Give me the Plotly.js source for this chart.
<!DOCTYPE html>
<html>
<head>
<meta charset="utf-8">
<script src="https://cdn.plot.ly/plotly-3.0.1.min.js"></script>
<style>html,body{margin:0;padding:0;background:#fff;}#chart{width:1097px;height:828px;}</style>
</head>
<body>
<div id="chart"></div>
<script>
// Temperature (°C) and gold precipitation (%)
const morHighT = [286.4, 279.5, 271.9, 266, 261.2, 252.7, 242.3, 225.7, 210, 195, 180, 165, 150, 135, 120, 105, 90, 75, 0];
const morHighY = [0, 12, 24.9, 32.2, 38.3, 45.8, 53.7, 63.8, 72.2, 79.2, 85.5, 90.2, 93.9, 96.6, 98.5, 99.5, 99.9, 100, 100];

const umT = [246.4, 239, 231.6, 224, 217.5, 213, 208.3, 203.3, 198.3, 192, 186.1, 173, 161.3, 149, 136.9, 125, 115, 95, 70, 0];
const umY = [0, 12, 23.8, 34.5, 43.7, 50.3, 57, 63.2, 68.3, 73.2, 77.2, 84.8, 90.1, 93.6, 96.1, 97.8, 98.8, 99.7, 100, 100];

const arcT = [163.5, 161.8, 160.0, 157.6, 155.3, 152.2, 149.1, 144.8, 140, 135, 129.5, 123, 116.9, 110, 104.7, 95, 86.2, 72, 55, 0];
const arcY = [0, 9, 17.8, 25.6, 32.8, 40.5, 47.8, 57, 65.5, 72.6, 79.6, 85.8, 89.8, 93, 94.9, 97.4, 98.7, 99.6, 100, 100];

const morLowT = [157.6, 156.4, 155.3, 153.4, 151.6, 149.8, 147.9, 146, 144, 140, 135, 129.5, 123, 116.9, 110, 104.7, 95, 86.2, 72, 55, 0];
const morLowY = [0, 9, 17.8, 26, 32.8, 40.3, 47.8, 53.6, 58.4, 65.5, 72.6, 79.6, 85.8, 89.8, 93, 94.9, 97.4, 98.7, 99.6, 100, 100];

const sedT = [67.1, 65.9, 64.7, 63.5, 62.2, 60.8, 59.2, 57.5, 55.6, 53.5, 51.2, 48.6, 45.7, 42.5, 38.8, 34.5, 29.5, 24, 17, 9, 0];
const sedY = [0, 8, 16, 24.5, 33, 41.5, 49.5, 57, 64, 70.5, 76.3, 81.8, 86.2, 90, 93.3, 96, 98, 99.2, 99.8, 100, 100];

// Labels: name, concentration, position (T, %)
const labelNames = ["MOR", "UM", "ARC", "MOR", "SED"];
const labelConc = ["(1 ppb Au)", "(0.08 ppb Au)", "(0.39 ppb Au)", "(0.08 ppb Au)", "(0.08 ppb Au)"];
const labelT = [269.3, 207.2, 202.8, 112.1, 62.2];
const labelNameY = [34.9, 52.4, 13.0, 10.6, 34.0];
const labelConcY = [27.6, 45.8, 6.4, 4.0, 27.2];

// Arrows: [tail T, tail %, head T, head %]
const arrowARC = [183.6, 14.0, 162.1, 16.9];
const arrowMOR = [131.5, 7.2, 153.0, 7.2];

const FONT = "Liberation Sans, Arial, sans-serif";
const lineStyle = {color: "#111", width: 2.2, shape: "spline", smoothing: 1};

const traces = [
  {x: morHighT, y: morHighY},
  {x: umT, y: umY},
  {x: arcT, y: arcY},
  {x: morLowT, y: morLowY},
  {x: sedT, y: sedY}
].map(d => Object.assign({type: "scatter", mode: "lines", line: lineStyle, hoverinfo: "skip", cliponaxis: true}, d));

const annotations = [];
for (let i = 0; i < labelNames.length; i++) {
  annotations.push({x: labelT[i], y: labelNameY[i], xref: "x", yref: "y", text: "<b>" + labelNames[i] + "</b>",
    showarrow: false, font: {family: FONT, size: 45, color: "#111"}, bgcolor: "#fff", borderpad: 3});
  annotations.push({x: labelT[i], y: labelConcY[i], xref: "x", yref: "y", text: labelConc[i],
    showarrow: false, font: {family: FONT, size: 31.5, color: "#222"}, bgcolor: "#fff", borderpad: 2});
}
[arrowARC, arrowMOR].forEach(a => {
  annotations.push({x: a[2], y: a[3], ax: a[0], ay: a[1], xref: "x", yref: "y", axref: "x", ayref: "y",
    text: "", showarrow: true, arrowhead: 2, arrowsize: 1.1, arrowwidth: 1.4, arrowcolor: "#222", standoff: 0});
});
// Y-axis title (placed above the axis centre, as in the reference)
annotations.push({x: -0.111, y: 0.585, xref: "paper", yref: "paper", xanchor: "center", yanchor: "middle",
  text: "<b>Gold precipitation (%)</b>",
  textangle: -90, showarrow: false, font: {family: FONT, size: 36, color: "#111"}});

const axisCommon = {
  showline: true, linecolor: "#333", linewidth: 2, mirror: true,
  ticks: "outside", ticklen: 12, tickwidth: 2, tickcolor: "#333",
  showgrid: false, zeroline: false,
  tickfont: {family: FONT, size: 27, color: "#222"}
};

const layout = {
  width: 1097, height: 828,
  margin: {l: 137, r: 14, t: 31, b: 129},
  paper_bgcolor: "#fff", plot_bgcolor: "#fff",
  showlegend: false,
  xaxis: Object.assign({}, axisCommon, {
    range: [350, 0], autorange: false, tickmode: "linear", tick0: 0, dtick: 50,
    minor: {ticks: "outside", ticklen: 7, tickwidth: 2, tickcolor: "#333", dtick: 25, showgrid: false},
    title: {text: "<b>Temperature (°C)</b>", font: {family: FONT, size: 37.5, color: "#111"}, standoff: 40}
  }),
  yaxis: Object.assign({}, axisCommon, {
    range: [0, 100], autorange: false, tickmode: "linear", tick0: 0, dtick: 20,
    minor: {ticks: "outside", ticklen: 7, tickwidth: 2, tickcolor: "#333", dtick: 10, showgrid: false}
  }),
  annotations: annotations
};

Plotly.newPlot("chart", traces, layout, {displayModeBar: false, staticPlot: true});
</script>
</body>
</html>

→ **WHAT IS ASKED**:
In the listing above, find each line with the word "chart" and copy it.

→ **IN RESPONSE**:
Give me the Plotly.js source for this chart.
<style>html,body{margin:0;padding:0;background:#fff;}#chart{width:1097px;height:828px;}</style>
<div id="chart"></div>
Plotly.newPlot("chart", traces, layout, {displayModeBar: false, staticPlot: true});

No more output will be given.